Major setback for everyone’s favorite collegiate sports organization yesterday:
The NCAA can’t seal hundreds of pages of internal emails and other documents in the defamation lawsuit filed against it by former USC running backs coach Todd McNair, the California 2nd District Court of Appeal ruled Friday.
The three-justice panel dismissed NCAA arguments that not sealing the documents would hinder investigations by the organization.
“We are not convinced by the NCAA’s contention that public disclosure of its documents will make future investigations more difficult for the NCAA to conduct,” the 16-page opinion said.
You didn’t believe this?
Laura Wytsma, representing the NCAA, told the court during the October hearing that the organization wasn’t trying to obscure “wrongful conduct.”
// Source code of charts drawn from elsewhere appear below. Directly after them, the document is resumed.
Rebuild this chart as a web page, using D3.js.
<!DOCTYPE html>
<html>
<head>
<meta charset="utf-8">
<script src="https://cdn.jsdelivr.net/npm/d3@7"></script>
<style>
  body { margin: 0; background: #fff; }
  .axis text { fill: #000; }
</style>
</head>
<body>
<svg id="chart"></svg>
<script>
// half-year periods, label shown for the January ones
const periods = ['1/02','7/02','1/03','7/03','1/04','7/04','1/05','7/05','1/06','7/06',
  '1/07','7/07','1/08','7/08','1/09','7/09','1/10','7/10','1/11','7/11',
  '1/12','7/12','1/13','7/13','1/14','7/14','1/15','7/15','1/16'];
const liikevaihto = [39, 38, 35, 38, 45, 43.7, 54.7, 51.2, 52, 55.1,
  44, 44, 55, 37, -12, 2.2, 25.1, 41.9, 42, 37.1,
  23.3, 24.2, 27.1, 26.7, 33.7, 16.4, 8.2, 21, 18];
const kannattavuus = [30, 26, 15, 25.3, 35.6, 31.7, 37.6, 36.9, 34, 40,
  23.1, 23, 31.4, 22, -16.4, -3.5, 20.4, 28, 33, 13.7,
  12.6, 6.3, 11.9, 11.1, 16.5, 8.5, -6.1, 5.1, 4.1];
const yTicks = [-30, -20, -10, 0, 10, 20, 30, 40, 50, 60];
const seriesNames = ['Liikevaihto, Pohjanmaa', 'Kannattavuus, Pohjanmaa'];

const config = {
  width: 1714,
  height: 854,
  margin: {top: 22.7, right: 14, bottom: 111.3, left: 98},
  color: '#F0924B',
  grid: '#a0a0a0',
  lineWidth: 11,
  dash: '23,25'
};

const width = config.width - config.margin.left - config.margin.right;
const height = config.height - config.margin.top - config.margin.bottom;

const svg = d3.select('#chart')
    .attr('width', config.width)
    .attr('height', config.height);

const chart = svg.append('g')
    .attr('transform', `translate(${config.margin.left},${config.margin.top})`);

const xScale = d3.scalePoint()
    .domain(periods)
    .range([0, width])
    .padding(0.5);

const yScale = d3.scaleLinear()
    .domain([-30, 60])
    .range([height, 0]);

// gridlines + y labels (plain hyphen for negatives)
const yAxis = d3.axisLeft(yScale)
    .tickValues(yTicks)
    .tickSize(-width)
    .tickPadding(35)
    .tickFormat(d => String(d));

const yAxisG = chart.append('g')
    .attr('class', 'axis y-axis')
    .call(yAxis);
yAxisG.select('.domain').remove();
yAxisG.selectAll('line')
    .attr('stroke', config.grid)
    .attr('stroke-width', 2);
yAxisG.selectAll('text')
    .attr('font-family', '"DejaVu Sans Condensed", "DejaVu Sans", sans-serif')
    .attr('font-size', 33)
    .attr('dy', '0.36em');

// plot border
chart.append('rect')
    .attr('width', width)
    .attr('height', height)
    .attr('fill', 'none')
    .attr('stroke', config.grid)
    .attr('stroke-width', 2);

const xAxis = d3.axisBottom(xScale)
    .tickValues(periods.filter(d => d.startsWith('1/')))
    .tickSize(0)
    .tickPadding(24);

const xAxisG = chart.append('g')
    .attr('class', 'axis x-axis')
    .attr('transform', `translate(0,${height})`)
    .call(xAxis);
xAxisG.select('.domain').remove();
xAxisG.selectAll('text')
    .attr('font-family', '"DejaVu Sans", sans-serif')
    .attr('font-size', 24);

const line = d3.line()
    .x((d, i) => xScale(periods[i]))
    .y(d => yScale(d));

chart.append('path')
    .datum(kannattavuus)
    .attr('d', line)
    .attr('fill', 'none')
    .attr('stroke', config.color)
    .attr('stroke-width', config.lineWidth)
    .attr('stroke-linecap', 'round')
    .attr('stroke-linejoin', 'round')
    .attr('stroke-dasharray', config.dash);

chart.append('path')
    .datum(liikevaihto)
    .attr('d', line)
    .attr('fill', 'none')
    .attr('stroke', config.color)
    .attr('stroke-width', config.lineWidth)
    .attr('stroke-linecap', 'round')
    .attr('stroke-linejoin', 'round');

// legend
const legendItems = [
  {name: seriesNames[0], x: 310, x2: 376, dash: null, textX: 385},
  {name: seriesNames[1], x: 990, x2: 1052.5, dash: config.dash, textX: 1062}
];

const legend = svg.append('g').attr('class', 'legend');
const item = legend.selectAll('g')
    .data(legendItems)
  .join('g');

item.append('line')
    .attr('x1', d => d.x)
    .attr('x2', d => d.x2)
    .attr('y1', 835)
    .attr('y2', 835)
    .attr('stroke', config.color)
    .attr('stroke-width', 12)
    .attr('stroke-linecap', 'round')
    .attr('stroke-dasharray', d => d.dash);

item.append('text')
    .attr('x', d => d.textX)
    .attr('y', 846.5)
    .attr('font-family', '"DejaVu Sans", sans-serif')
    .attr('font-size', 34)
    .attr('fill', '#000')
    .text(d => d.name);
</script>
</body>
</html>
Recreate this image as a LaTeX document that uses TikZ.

“The NCAA has been as transparent as it can be on this one,” she said.
Inconceivable!
Now comes the inevitable drip, drip of embarrassing revelations of NCAA overreach. Damn, where have we heard that song before?
The situation is grim enough that it actually prompted a Stacey Osburn response.
Stacey Osburn, a spokesperson for the NCAA, released this statement:
“The NCAA remains fully committed to its obligation to member schools, student-athletes, and third-parties to protect the confidentiality of the infractions process. As such we are considering our options in light of the court’s decision.”
I’ll just bet you are, sweetheart.
Meanwhile, over in O’Bannon-land, Michael Hausfeld has decided that the best response to a motion to have his fees and costs reduced is to troll Mark Emmert.
“The value of succeeding should be measured in multiples of the value it cost the NCAA to lose,” O’Bannon lead attorney Michael Hausfeld said. “How many people did they have working on their case and what did it cost them to lose? Why don’t they produce what they spent? This wasn’t a tale of two lawsuits. This was a tale of one fraud. What the NCAA owes for losing is, in their terms, just the cost of doing bad business.”
If everyone got to penalize the NCAA for that, it would have to file for bankruptcy before the end of the year.